Exercise description: Skip every picture and transcribe the remaining material exactly.
— START —
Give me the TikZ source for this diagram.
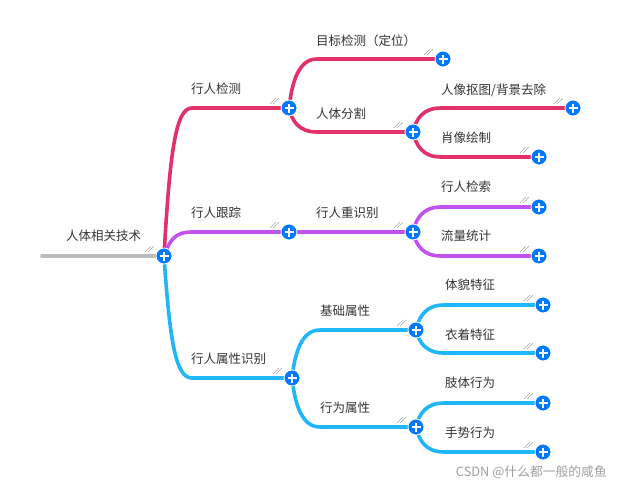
\documentclass[tikz,border=0pt]{standalone}
\usepackage{fontspec}
\newfontfamily\cjk{Noto Sans CJK SC}
\usetikzlibrary{calc}
\pgfdeclarelayer{bg}
\pgfsetlayers{bg,main}
\definecolor{cred}{RGB}{226,48,104}
\definecolor{cpurple}{RGB}{193,82,240}
\definecolor{cblue}{RGB}{31,182,250}
\definecolor{cbtn}{RGB}{0,120,255}
\definecolor{cgray}{RGB}{187,187,187}
\definecolor{ctext}{RGB}{51,51,51}
\tikzset{
 btn/.style={circle, fill=cbtn, draw=white, line width=0.8pt, minimum size=16pt, inner sep=0pt,
   path picture={\draw[white,line width=2.4pt] ($(path picture bounding box.center)+(-4.5,0)$) -- ++(9,0)
       ($(path picture bounding box.center)+(0,-4.5)$) -- ++(0,9);}},
 lbl/.style={anchor=west, inner sep=0pt, text=ctext, font=\cjk\fontsize{12.5}{15}\selectfont},
 branch/.style={line width=3.6pt, line cap=round, draw=#1},
 hashmk/.style={draw=gray!70, line width=0.5pt},
}
\newcommand\mmlink[6]{%
 \draw[branch=#1] (#2.center) .. controls ($(#2.center)!#4!(#2.center|-#3.center)+(#5,0)$) and ($(#2.center|-#3.center)+(#6,0)$) .. ($(#2.center|-#3.center)+(28,0)$) -- (#3.center);}
\newcommand\hmk[1]{\draw[hashmk] ($(#1.center)+(-19,-4)$) -- ++(6,-6) ($(#1.center)+(-16,-4)$) -- ++(6,-6);}
\begin{document}
\begin{tikzpicture}[x=1pt,y=-1pt]
\useasboundingbox (0,0) rectangle (623,490);
% buttons
\node[btn] (R) at (164,256) {};
\node[btn] (A) at (289,108) {};
\node[btn] (B) at (289,232) {};
\node[btn] (C) at (292,378) {};
\node[btn] (A1) at (443,59) {};
\node[btn] (A2) at (413,132) {};
\node[btn] (A21) at (573,108) {};
\node[btn] (A22) at (539,157) {};
\node[btn] (B1) at (413,232) {};
\node[btn] (B11) at (539,207) {};
\node[btn] (B12) at (539,256) {};
\node[btn] (C1) at (416,330) {};
\node[btn] (C2) at (416,427) {};
\node[btn] (C11) at (543,305) {};
\node[btn] (C12) at (543,353) {};
\node[btn] (C21) at (543,403) {};
\node[btn] (C22) at (543,452) {};
\coordinate (S) at (42,256);
% labels
\node[lbl] (tR) at (66,236) {人体相关技术};
\node[lbl] (tA) at (191,89) {行人检测};
\node[lbl] (tB) at (191,213) {行人跟踪};
\node[lbl] (tC) at (191,359) {行人属性识别};
\node[lbl] (tA1) at (316,41) {目标检测（定位）};
\node[lbl] (tA2) at (316,114) {人体分割};
\node[lbl] (tA21) at (441,90) {人像抠图/背景去除};
\node[lbl] (tA22) at (441,138) {肖像绘制};
\node[lbl] (tB1) at (316,213) {行人重识别};
\node[lbl] (tB11) at (441,187) {行人检索};
\node[lbl] (tB12) at (441,236) {流量统计};
\node[lbl] (tC1) at (320,311) {基础属性};
\node[lbl] (tC2) at (320,408) {行为属性};
\node[lbl] (tC11) at (445,285) {体貌特征};
\node[lbl] (tC12) at (445,335) {衣着特征};
\node[lbl] (tC21) at (445,383) {肢体行为};
\node[lbl] (tC22) at (445,433) {手势行为};
\node[anchor=east, inner sep=0pt, text=gray!75, font=\cjk\fontsize{12.8}{14}\selectfont] (wm) at (607,472) {CSDN @什么都一般的咸鱼};
% connectors
\begin{pgfonlayer}{bg}
\draw[branch=cgray] (S) -- (R.center);
\mmlink{cred}{R}{A}{0.72}{6}{12}
\mmlink{cpurple}{R}{B}{0.72}{6}{12}
\mmlink{cblue}{R}{C}{0.72}{6}{12}
\mmlink{cred}{A}{A1}{0.55}{3}{10}
\mmlink{cred}{A}{A2}{0.55}{3}{10}
\mmlink{cred}{A2}{A21}{0.55}{3}{10}
\mmlink{cred}{A2}{A22}{0.55}{3}{10}
\draw[branch=cpurple] (B.center) -- (B1.center);
\mmlink{cpurple}{B1}{B11}{0.55}{3}{10}
\mmlink{cpurple}{B1}{B12}{0.55}{3}{10}
\mmlink{cblue}{C}{C1}{0.55}{3}{10}
\mmlink{cblue}{C}{C2}{0.55}{3}{10}
\mmlink{cblue}{C1}{C11}{0.55}{3}{10}
\mmlink{cblue}{C1}{C12}{0.55}{3}{10}
\mmlink{cblue}{C2}{C21}{0.55}{3}{10}
\mmlink{cblue}{C2}{C22}{0.55}{3}{10}
\end{pgfonlayer}
% hash marks
\foreach \n in {R,A,B,C,A1,A2,A21,A22,B1,B11,B12,C1,C2,C11,C12,C21,C22} {\hmk{\n}}
\end{tikzpicture}
\end{document}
— END —
Solution to this exercise:
Give me the TikZ source for this diagram.
\documentclass[tikz,border=0pt]{standalone}
\usepackage{fontspec}
\newfontfamily\cjk{Noto Sans CJK SC}
\usetikzlibrary{calc}
\pgfdeclarelayer{bg}
\pgfsetlayers{bg,main}
\definecolor{cred}{RGB}{226,48,104}
\definecolor{cpurple}{RGB}{193,82,240}
\definecolor{cblue}{RGB}{31,182,250}
\definecolor{cbtn}{RGB}{0,120,255}
\definecolor{cgray}{RGB}{187,187,187}
\definecolor{ctext}{RGB}{51,51,51}
\tikzset{
 btn/.style={circle, fill=cbtn, draw=white, line width=0.8pt, minimum size=16pt, inner sep=0pt,
   path picture={\draw[white,line width=2.4pt] ($(path picture bounding box.center)+(-4.5,0)$) -- ++(9,0)
       ($(path picture bounding box.center)+(0,-4.5)$) -- ++(0,9);}},
 lbl/.style={anchor=west, inner sep=0pt, text=ctext, font=\cjk\fontsize{12.5}{15}\selectfont},
 branch/.style={line width=3.6pt, line cap=round, draw=#1},
 hashmk/.style={draw=gray!70, line width=0.5pt},
}
\newcommand\mmlink[6]{%
 \draw[branch=#1] (#2.center) .. controls ($(#2.center)!#4!(#2.center|-#3.center)+(#5,0)$) and ($(#2.center|-#3.center)+(#6,0)$) .. ($(#2.center|-#3.center)+(28,0)$) -- (#3.center);}
\newcommand\hmk[1]{\draw[hashmk] ($(#1.center)+(-19,-4)$) -- ++(6,-6) ($(#1.center)+(-16,-4)$) -- ++(6,-6);}
\begin{document}
\begin{tikzpicture}[x=1pt,y=-1pt]
\useasboundingbox (0,0) rectangle (623,490);
% buttons
\node[btn] (R) at (164,256) {};
\node[btn] (A) at (289,108) {};
\node[btn] (B) at (289,232) {};
\node[btn] (C) at (292,378) {};
\node[btn] (A1) at (443,59) {};
\node[btn] (A2) at (413,132) {};
\node[btn] (A21) at (573,108) {};
\node[btn] (A22) at (539,157) {};
\node[btn] (B1) at (413,232) {};
\node[btn] (B11) at (539,207) {};
\node[btn] (B12) at (539,256) {};
\node[btn] (C1) at (416,330) {};
\node[btn] (C2) at (416,427) {};
\node[btn] (C11) at (543,305) {};
\node[btn] (C12) at (543,353) {};
\node[btn] (C21) at (543,403) {};
\node[btn] (C22) at (543,452) {};
\coordinate (S) at (42,256);
% labels
\node[lbl] (tR) at (66,236) {人体相关技术};
\node[lbl] (tA) at (191,89) {行人检测};
\node[lbl] (tB) at (191,213) {行人跟踪};
\node[lbl] (tC) at (191,359) {行人属性识别};
\node[lbl] (tA1) at (316,41) {目标检测（定位）};
\node[lbl] (tA2) at (316,114) {人体分割};
\node[lbl] (tA21) at (441,90) {人像抠图/背景去除};
\node[lbl] (tA22) at (441,138) {肖像绘制};
\node[lbl] (tB1) at (316,213) {行人重识别};
\node[lbl] (tB11) at (441,187) {行人检索};
\node[lbl] (tB12) at (441,236) {流量统计};
\node[lbl] (tC1) at (320,311) {基础属性};
\node[lbl] (tC2) at (320,408) {行为属性};
\node[lbl] (tC11) at (445,285) {体貌特征};
\node[lbl] (tC12) at (445,335) {衣着特征};
\node[lbl] (tC21) at (445,383) {肢体行为};
\node[lbl] (tC22) at (445,433) {手势行为};
\node[anchor=east, inner sep=0pt, text=gray!75, font=\cjk\fontsize{12.8}{14}\selectfont] (wm) at (607,472) {CSDN @什么都一般的咸鱼};
% connectors
\begin{pgfonlayer}{bg}
\draw[branch=cgray] (S) -- (R.center);
\mmlink{cred}{R}{A}{0.72}{6}{12}
\mmlink{cpurple}{R}{B}{0.72}{6}{12}
\mmlink{cblue}{R}{C}{0.72}{6}{12}
\mmlink{cred}{A}{A1}{0.55}{3}{10}
\mmlink{cred}{A}{A2}{0.55}{3}{10}
\mmlink{cred}{A2}{A21}{0.55}{3}{10}
\mmlink{cred}{A2}{A22}{0.55}{3}{10}
\draw[branch=cpurple] (B.center) -- (B1.center);
\mmlink{cpurple}{B1}{B11}{0.55}{3}{10}
\mmlink{cpurple}{B1}{B12}{0.55}{3}{10}
\mmlink{cblue}{C}{C1}{0.55}{3}{10}
\mmlink{cblue}{C}{C2}{0.55}{3}{10}
\mmlink{cblue}{C1}{C11}{0.55}{3}{10}
\mmlink{cblue}{C1}{C12}{0.55}{3}{10}
\mmlink{cblue}{C2}{C21}{0.55}{3}{10}
\mmlink{cblue}{C2}{C22}{0.55}{3}{10}
\end{pgfonlayer}
% hash marks
\foreach \n in {R,A,B,C,A1,A2,A21,A22,B1,B11,B12,C1,C2,C11,C12,C21,C22} {\hmk{\n}}
\end{tikzpicture}
\end{document}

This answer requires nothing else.